Presentations take time to create. Demonstrations of the latest features, especially on software still under development, can be especially time consuming. Travel takes time. As communities grow to the tens of thousands, or even millions, it will simply be beyond the scope of the evangelist and/or advocate to adequately manage the day-to-day interactions.
When a social media outcry surfaces because of feature/pricing/business changes, it is critical to staff community managers to keep the lines of communication open.
This is a high-level outline of how I view developer relations roles and responsibilities. I have not said too much about the day-to-day motivation, operation, and management of these different roles at this point. I intend to cover those topics in future posts.
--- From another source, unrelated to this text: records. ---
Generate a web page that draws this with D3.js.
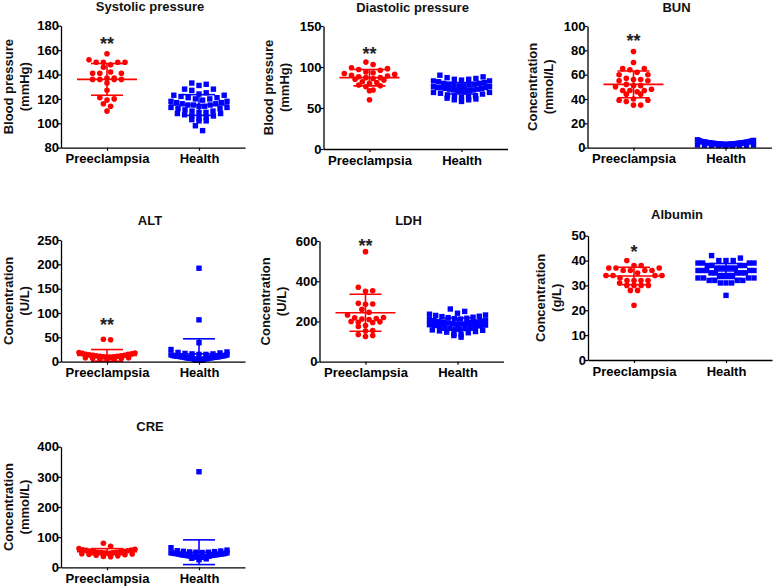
<!DOCTYPE html>
<html>
<head>
<meta charset="utf-8">
<script src="https://cdn.jsdelivr.net/npm/d3@7"></script>
<style>
  body { margin: 0; background: #fff; }
  text { font-family: "Liberation Sans", Arial, sans-serif; }
</style>
</head>
<body>
<div id="chart"></div>
<script>
// ---- data ----
var panelTitles = ["Systolic pressure", "Diastolic pressure", "BUN", "ALT", "LDH", "Albumin", "CRE"];
var yTitles = [["Blood pressure", "(mmHg)"], ["Blood pressure", "(mmHg)"], ["Concentration", "(mmol/L)"],
  ["Concentration", "(U/L)"], ["Concentration", "(U/L)"], ["Concentration", "(g/L)"], ["Concentration", "(mmol/L)"]];
var groups = ["Preeclampsia", "Health"];
var yTicks = [[80, 100, 120, 140, 160, 180], [0, 50, 100, 150], [0, 20, 40, 60, 80, 100],
  [0, 50, 100, 150, 200, 250], [0, 200, 400, 600], [0, 10, 20, 30, 40, 50], [0, 100, 200, 300, 400]];

var preValues = [
  [157, 152, 150, 150, 150, 150, 148, 146, 142, 141, 141, 141, 137, 136, 136, 137, 136, 136, 133, 127, 121, 119, 120, 116, 114, 110],
  [106, 103, 99, 98, 97, 96, 94, 93, 92, 91, 90, 89, 88, 87, 87, 86, 85, 84, 82, 81, 80, 78, 77, 76, 72, 71, 60],
  [79, 70, 65, 65, 64, 62, 60, 60, 57, 56, 56, 55, 55, 52, 51, 51, 50, 48, 47, 47, 47, 46, 44, 44, 40, 39, 39, 38, 35, 35],
  [46, 45, 19, 18, 17, 16, 15, 15, 14, 13, 13, 12, 12, 11, 11, 10, 10, 9, 9, 8, 8, 7, 7, 6, 5, 5],
  [547, 370, 353, 350, 290, 287, 285, 260, 245, 232, 220, 218, 215, 212, 210, 200, 198, 196, 195, 180, 175, 155, 152, 135, 125, 130],
  [40, 38, 38, 37, 37, 37, 36, 36, 36, 36, 35, 34, 34, 34, 34, 33, 32, 32, 32, 32, 31, 30, 30, 30, 30, 28, 28, 22],
  [80, 70, 62, 60, 58, 57, 56, 55, 54, 53, 52, 51, 50, 50, 49, 48, 47, 46, 45, 44, 43, 42, 40, 38, 36, 35]
];
var healthValues = [
  [133, 132, 131, 128, 128, 127, 125, 124, 123, 123, 122, 121, 121, 120, 120, 119, 118, 118, 117, 117, 116, 116, 115, 115,
   115, 114, 114, 113, 113, 112, 112, 111, 110, 110, 109, 109, 108, 108, 107, 106, 106, 105, 104, 103, 102, 102, 98, 94],
  [90, 88, 87, 86, 85, 85, 84, 83, 83, 82, 81, 80, 80, 79, 79, 78, 78, 77, 77, 76, 76, 75, 75, 75,
   74, 74, 73, 73, 72, 72, 71, 71, 70, 70, 69, 69, 68, 67, 66, 65, 65, 64, 63, 62, 61, 60, 60, 58],
  [6.5, 6, 5.8, 5.5, 5.3, 5, 5, 4.8, 4.6, 4.5, 4.4, 4.2, 4, 4, 3.9, 3.8, 3.7, 3.6, 3.5, 3.5, 3.4, 3.3, 3.2, 3.1,
   3, 3, 2.9, 2.8, 2.7, 2.6, 2.5, 2.5, 2.4, 2.3, 2.2, 2.1, 2, 2, 1.9, 1.8, 1.7, 1.6, 4.1, 3.6, 3.2, 2.8, 5.2, 4.7],
  [192, 86, 39, 25, 20, 19, 18, 17, 16, 16, 15, 15, 14, 14, 13, 13, 12, 12, 12, 11, 11, 11, 10, 10,
   10, 9, 9, 9, 8, 8, 8, 8, 7, 7, 7, 6, 6, 6, 5, 5, 5, 4, 4, 4, 3, 3, 12, 10],
  [262, 250, 241, 236, 232, 230, 226, 224, 221, 219, 216, 214, 212, 209, 206, 204, 202, 200, 198, 197, 195, 193, 191, 189,
   187, 186, 184, 182, 180, 178, 176, 174, 172, 170, 167, 165, 162, 160, 158, 156, 153, 150, 147, 144, 140, 136, 130, 122],
  [42, 41, 40, 40, 40, 39, 39, 39, 39, 38, 38, 38, 38, 37, 37, 37, 37, 37, 36, 36, 36, 36, 36, 35,
   35, 35, 35, 35, 34, 34, 34, 34, 33, 33, 33, 33, 32, 32, 32, 32, 31, 31, 31, 26],
  [317, 65, 57, 55, 54, 53, 52, 51, 50, 50, 49, 48, 47, 46, 45, 45, 44, 43, 42, 42, 41, 40, 40, 39,
   38, 37, 36, 35, 35, 34, 33, 32, 30, 28, 25, 48, 46, 44, 41, 39, 37, 36, 34]
];
var preMean = [136, 87, 52, 13, 243, 33.8, 52];
var preSD = [13, 10, 11, 12, 92, 3.5, 10];
var healthMean = [115, 74, 3.5, 16, 187, 35.8, 50];
var healthSD = [8.5, 7, 1, 31, 30, 3, 41];
var sigMarks = ["**", "**", "**", "**", "**", "*", ""];
var sigAt = [168, 121, 91, 84, 595, 45, null];

// ---- layout (pixel positions of each panel) ----
var layout = [
  {ax: 61, yt: 25.7, yb: 147.7, tdy: -14.5, yl: -48},
  {ax: 323.5, yt: 26, yb: 149, tdy: -14.5, yl: -51},
  {ax: 587.5, yt: 26, yb: 147.7, tdy: -14.5, yl: -51},
  {ax: 61, yt: 240, yb: 361.7, tdy: -15.5, yl: -48.5},
  {ax: 319.5, yt: 241, yb: 361.7, tdy: -16, yl: -50},
  {ax: 588, yt: 235.7, yb: 360, tdy: -17, yl: -43.5},
  {ax: 61, yt: 446.7, yb: 567.3, tdy: -15.7, yl: -48.5}
];
var axisLen = 184;
var colors = {Preeclampsia: "#ff0000", Health: "#0000ff"};

var svg = d3.select("#chart").append("svg")
  .attr("width", 777).attr("height", 588)
  .style("background", "#fff");

// prism-like scatter: bin by pixel row, spread horizontally within a row
function swarm(vals, y, step, maxHalf, binH) {
  var pts = vals.map(function(v) { return {v: v, py: y(v)}; })
    .sort(function(a, b) { return a.py - b.py; });
  var rows = [], cur = null;
  pts.forEach(function(p) {
    if (!cur || p.py - cur.start > binH) { cur = {start: p.py, items: []}; rows.push(cur); }
    cur.items.push(p);
  });
  rows.forEach(function(r) {
    var n = r.items.length;
    var s = n > 1 ? Math.min(step, 2 * maxHalf / (n - 1)) : 0;
    // zigzag the order so a row does not slant
    r.items.forEach(function(p, i) {
      var slot = (i % 2 === 0) ? i / 2 : n - 1 - (i - 1) / 2;
      p.dx = (slot - (n - 1) / 2) * s;
    });
  });
  return pts;
}

panelTitles.forEach(function(title, i) {
  var L = layout[i];
  var ticks = yTicks[i];
  var y = d3.scaleLinear().domain([ticks[0], ticks[ticks.length - 1]]).range([L.yb, L.yt]);
  var x = d3.scalePoint().domain(groups).range([L.ax, L.ax + axisLen]).padding(0.5);
  var g = svg.append("g");

  // title
  g.append("text").attr("x", L.ax + axisLen / 2 - 3).attr("y", L.yt + L.tdy)
    .attr("text-anchor", "middle").style("font-size", "13px").style("font-weight", "bold")
    .attr("fill", "#111").text(title);

  // y axis title (two lines)
  yTitles[i].forEach(function(t, k) {
    g.append("text")
      .attr("transform", "translate(" + (L.ax + L.yl + k * 16) + "," + ((L.yt + L.yb) / 2) + ") rotate(-90)")
      .attr("text-anchor", "middle").style("font-size", "13px").style("font-weight", "bold")
      .attr("fill", "#111").text(t);
  });

  // points
  var stats = [[preValues[i], preMean[i], preSD[i]], [healthValues[i], healthMean[i], healthSD[i]]];
  groups.forEach(function(grp, j) {
    var cx = x(grp);
    var pts = swarm(stats[j][0], y, 7.2, 28, 5);
    if (j === 0) {
      g.selectAll(null).data(pts).enter().append("circle")
        .attr("cx", function(d) { return cx + d.dx; })
        .attr("cy", function(d) { return d.py; })
        .attr("r", 2.8).attr("fill", colors[grp]);
    } else {
      g.selectAll(null).data(pts).enter().append("rect")
        .attr("x", function(d) { return cx + d.dx - 2.7; })
        .attr("y", function(d) { return d.py - 2.7; })
        .attr("width", 5.4).attr("height", 5.4).attr("fill", colors[grp]);
    }
  });

  // mean +- SD
  groups.forEach(function(grp, j) {
    var cx = x(grp), m = stats[j][1], sd = stats[j][2];
    var lo = Math.max(m - sd, ticks[0]), hi = m + sd;
    var c = colors[grp];
    g.append("line").attr("x1", cx).attr("x2", cx).attr("y1", y(lo)).attr("y2", y(hi))
      .attr("stroke", c).attr("stroke-width", 1.6);
    g.append("line").attr("x1", cx - 30).attr("x2", cx + 30).attr("y1", y(m)).attr("y2", y(m))
      .attr("stroke", c).attr("stroke-width", 1.6);
    g.append("line").attr("x1", cx - 16).attr("x2", cx + 16).attr("y1", y(hi)).attr("y2", y(hi))
      .attr("stroke", c).attr("stroke-width", 1.6);
    if (m - sd >= ticks[0]) {
      g.append("line").attr("x1", cx - 16).attr("x2", cx + 16).attr("y1", y(m - sd)).attr("y2", y(m - sd))
        .attr("stroke", c).attr("stroke-width", 1.6);
    }
  });

  // significance stars
  if (sigMarks[i]) {
    g.append("text").attr("x", x(groups[0])).attr("y", y(sigAt[i]) + 10)
      .attr("text-anchor", "middle").style("font-size", "18px").style("font-weight", "bold")
      .attr("fill", "#222").text(sigMarks[i]);
  }

  // axes
  var yAxis = g.append("g").attr("transform", "translate(" + L.ax + ",0)")
    .call(d3.axisLeft(y).tickValues(ticks).tickSize(3).tickSizeOuter(0).tickPadding(-1));
  var xAxis = g.append("g").attr("transform", "translate(0," + L.yb + ")")
    .call(d3.axisBottom(x).tickSize(3).tickSizeOuter(0).tickPadding(3.3));
  [yAxis, xAxis].forEach(function(a) {
    a.select(".domain").attr("stroke", "#000").attr("stroke-width", 1.3);
    a.selectAll(".tick line").attr("stroke", "#000").attr("stroke-width", 1.2);
    a.selectAll("text").style("font-size", "13px").style("font-weight", "bold")
      .style("font-family", "'Liberation Sans', Arial, sans-serif").attr("fill", "#000");
  });
});
</script>
</body>
</html>
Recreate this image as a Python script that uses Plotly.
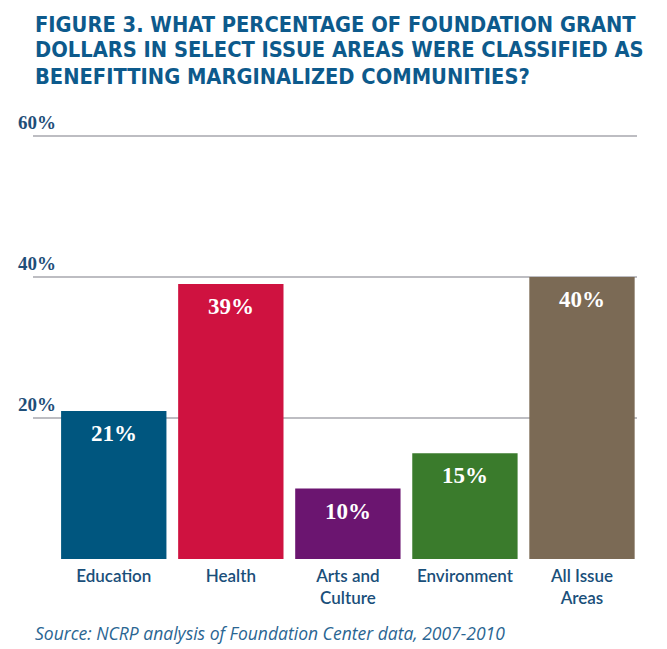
import plotly.graph_objects as go

# data
categories = ["Education", "Health", "Arts and<br>Culture", "Environment", "All Issue<br>Areas"]
values = [21, 39, 10, 15, 40]
bar_colors = ["#00567f", "#cf1240", "#6b1570", "#3a7b2c", "#7b6a55"]
y_ticks = [20, 40, 60]
title_lines = [
    "FIGURE 3. WHAT PERCENTAGE OF FOUNDATION GRANT",
    "DOLLARS IN SELECT ISSUE AREAS WERE CLASSIFIED AS",
    "BENEFITTING MARGINALIZED COMMUNITIES?",
]
source = "Source: NCRP analysis of Foundation Center data, 2007-2010"

x_pos = list(range(len(categories)))

# the page puts the figure 8px in from the corner, so sizes are trimmed by that
W, H = 659, 641
M_L, M_R, M_T, M_B = 25, 30, 126, 90
plot_h = H - M_T - M_B
plot_w = W - M_L - M_R


def py(px):
    # pixel row in the figure -> paper y
    return (H - M_B - px) / plot_h


fig = go.Figure()
fig.add_trace(go.Bar(
    x=x_pos, y=values, width=0.9,
    marker=dict(color=bar_colors, line=dict(width=0)),
    hoverinfo="skip",
))

# value labels inside the top of each bar
for x, v in zip(x_pos, values):
    fig.add_annotation(x=x, y=v, xref="x", yref="y", text=f"<b>{v}%</b>",
                       showarrow=False, yanchor="top", yshift=-8,
                       font=dict(family="Liberation Serif", size=23, color="white"))

# y labels sit above the gridlines, at the left edge
for t in y_ticks:
    fig.add_annotation(x=(8 - M_L) / plot_w, y=t, xref="paper", yref="y", text=f"<b>{t}%</b>",
                       showarrow=False, xanchor="left", yanchor="bottom", yshift=1,
                       font=dict(family="Liberation Serif", size=19, color="#1f4e78"))

# title, one annotation per line to keep the lines tight
for i, line in enumerate(title_lines):
    fig.add_annotation(x=0, y=py(16 + 26 * i), xref="paper", yref="paper",
                       text=f"<b>{line}</b>", showarrow=False,
                       xanchor="left", yanchor="middle",
                       font=dict(family="DejaVu Sans Condensed", size=21.7, color="#0d5a8c"))

fig.add_annotation(x=0, y=py(625), xref="paper", yref="paper",
                   text=f"<i>{source}</i>",
                   showarrow=False, xanchor="left", yanchor="middle",
                   font=dict(family="Open Sans", size=17.5, color="#2a6592"))

fig.update_layout(
    width=W, height=H,
    margin=dict(l=M_L, r=M_R, t=M_T, b=M_B),
    paper_bgcolor="white", plot_bgcolor="white",
    showlegend=False,
    xaxis=dict(
        range=[-0.69, 4.47],
        tickvals=x_pos, ticktext=categories,
        showgrid=False, zeroline=False, showline=False, ticks="",
        ticklabelstandoff=5,
        tickfont=dict(family="Lato", size=17, color="#1a4f7a", weight=600),
        fixedrange=True,
    ),
    yaxis=dict(
        range=[0, 60.3],
        tickvals=[0] + y_ticks,
        showticklabels=False,
        showgrid=True, gridcolor="#bdbdc2", gridwidth=2,
        zeroline=False, showline=False, ticks="",
        fixedrange=True,
    ),
)

fig.write_html("out.html")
This is a broad brush stroke designed to resolve ambiguity in these roles, and where they most add value.
I will close with a thought to consider further...
Developer relations is a long-term, strategic, investment. Make no mistake about the investment required to do it correctly (time and money). In general however, an operational charter of the evangelist/advocate should be to plot where the technology will be in a year, and start seeding those concepts in the present. If you are making that investment, then talking about what is already in the market is a day late and a dollar short.